Guest blogger Joseph Nicholls explains the main differences between a banjo and a guitar, to help you to decide which one to go for.
In the enormous world of music, figuring out which instrument best suits your taste can be quite a daunting task. This article will tackle the old millennial dilemma between banjo and the guitar. Both instruments, though similar, have some differences that would be crucial in determining which to learn, especially for a first time player who is also fresh to music.
A banjo is a musical string instrument. It is believed to be African in origin. It is 4, 5, or 6 –stringed instrument and a standard banjo has five metal strings. It has a membrane that is stretched across a cavity.
The membrane is usually made of plastic, but occasionally it may be made from animal skin. The cavity is known as a resonator or head, and it is usually circular in shape. Banjo has held an important place in African-American traditional music. Screw stretchers are used to vary the tension of the belly.
A guitar, on the other hand, on average have six strings but may have up to twelve. Guitars are made from plastic or wood, and their strings come from steel and nylon. There are quite a wide range of guitars from the well-known classic guitar to the acoustic to the electric guitar which lacks the hollow amplification belly.
There are a few similarities, however, between the banjo and the guitar, as they belong in the family of string instruments. Both instruments have a belly to assist in amplifying the sound. Both instruments may also be played using a small pick to pluck the strings. Thin strings, whether you want to go for the best beginner banjo or the guitar, give for easier pressing and playing of the instrument.
The two instruments differ in size. A banjo is smaller compared to a guitar making it easier to learn how to play than the guitar. It is because of this that a banjo is better for children to learn compared to the guitar as it is easier for them to manipulate it.
Given the difference in the size of the neck, banjo has a slimmer neck than that of a guitar. It is easier to fret banjo strings than it is to do so on a guitar. This is another factor that comes into play, making the banjo slightly easier to play.
Banjos have metal strings on which the music is played while guitar strings are made from steel and some from nylon. This may cause some difficulty when plucking the banjo as the chords are rather tough, but with practice, this becomes barely noticeable.

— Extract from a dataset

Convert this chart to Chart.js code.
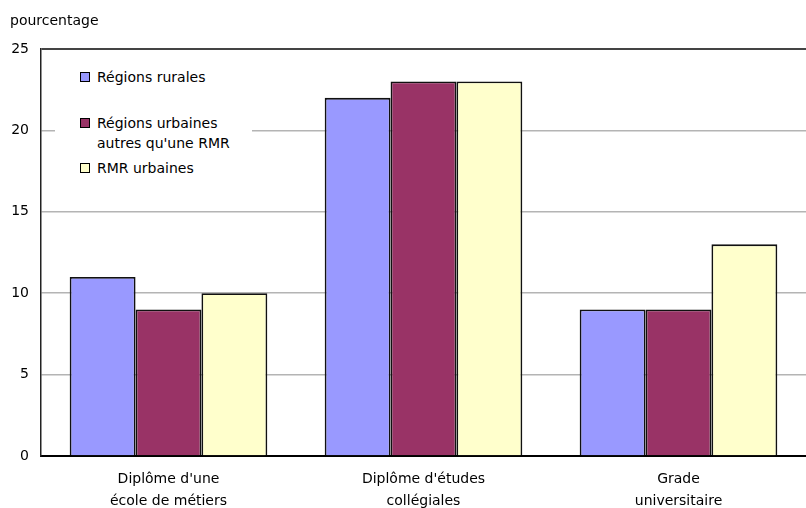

The tension on the strings also plays a vital role in the amount of pain incurred when playing. However essential to notice the banjo has lighter gauge strings which weigh in to make its playing comparably equal to the guitar
The two instruments also sound different even to the untrained ear. Their difference lies in the fact that a guitar provides a rich deep tone compared to a banjo’s high pitched tone.
A guitar is tuned to what is generally called standard with notes that include E, A, D, G, B, E while a banjo, on the other hand, is tuned to an open tuning called “open G” tuning. This means that a banjo immediately makes a beautiful sound when strummed across the strings. This is because the strings are already tuned to one of the chords already. The second, third, and fourth strings in a 5-string banjo are quite similar to the guitar.
As mentioned previously, the two string instruments vary in their number of strings. Usually, a banjo has five strings while a standard guitar has six strings. The up-side to this, however, is that more pleasant and accurate sounds can be gotten from a guitar than from a banjo.
In terms of prices as well, guitars will provide better sound quality than banjos and are therefore more expensive because of this. The construction of a guitar is also slightly more complex, adding to the slightly elevated prices. Additionally all the different versions there are of guitars means that their prices will vary but will generally be higher than a banjo.
A guitar has more notes and more complex fingering than a banjo and this makes it slightly harder than a banjo to play. And if you are a beginner, both tend to be quite taxing to learn. This is especially the case if you are playing the guitar in standard tuning. This is also compounded by their difference in the number of strings.
It is also worth noting that in a guitar the strings are further from the fretboard meaning the player requires some level of expertise to create notes and chords. Banjos are therefore beginner-friendly, especially for children.
How to Choose
However, all things considered if you decide to pick the guitar, then learning how to play the banjo would be a piece of cake. This is because the guitar is more complex compared to the banjo. But in a way, learning to play either will not be easy as this is a lifelong journey and true mastery requires more than a lifetime!
The journey, however, is what makes the entire process worthwhile. Both instruments require your hand to learn to make moves it isn’t accustomed to, but this will get easier and will be greatly rewarding upon succeeding to master these moves. Both will require commitment and persistence because as they say, it takes ten thousand hours after all to master a skill.
Eventually, in the end, the choice made is determined by which instrument to you is equated to pure bliss. Whichever instrument makes your heart dance a little faster should ultimately be your choice.
And whichever one you eventually settle on will make for an exquisite choice. Also, the basic skills acquired in learning one can easily be used in learning to play the other, which means once you master one, you could quickly move on to the other.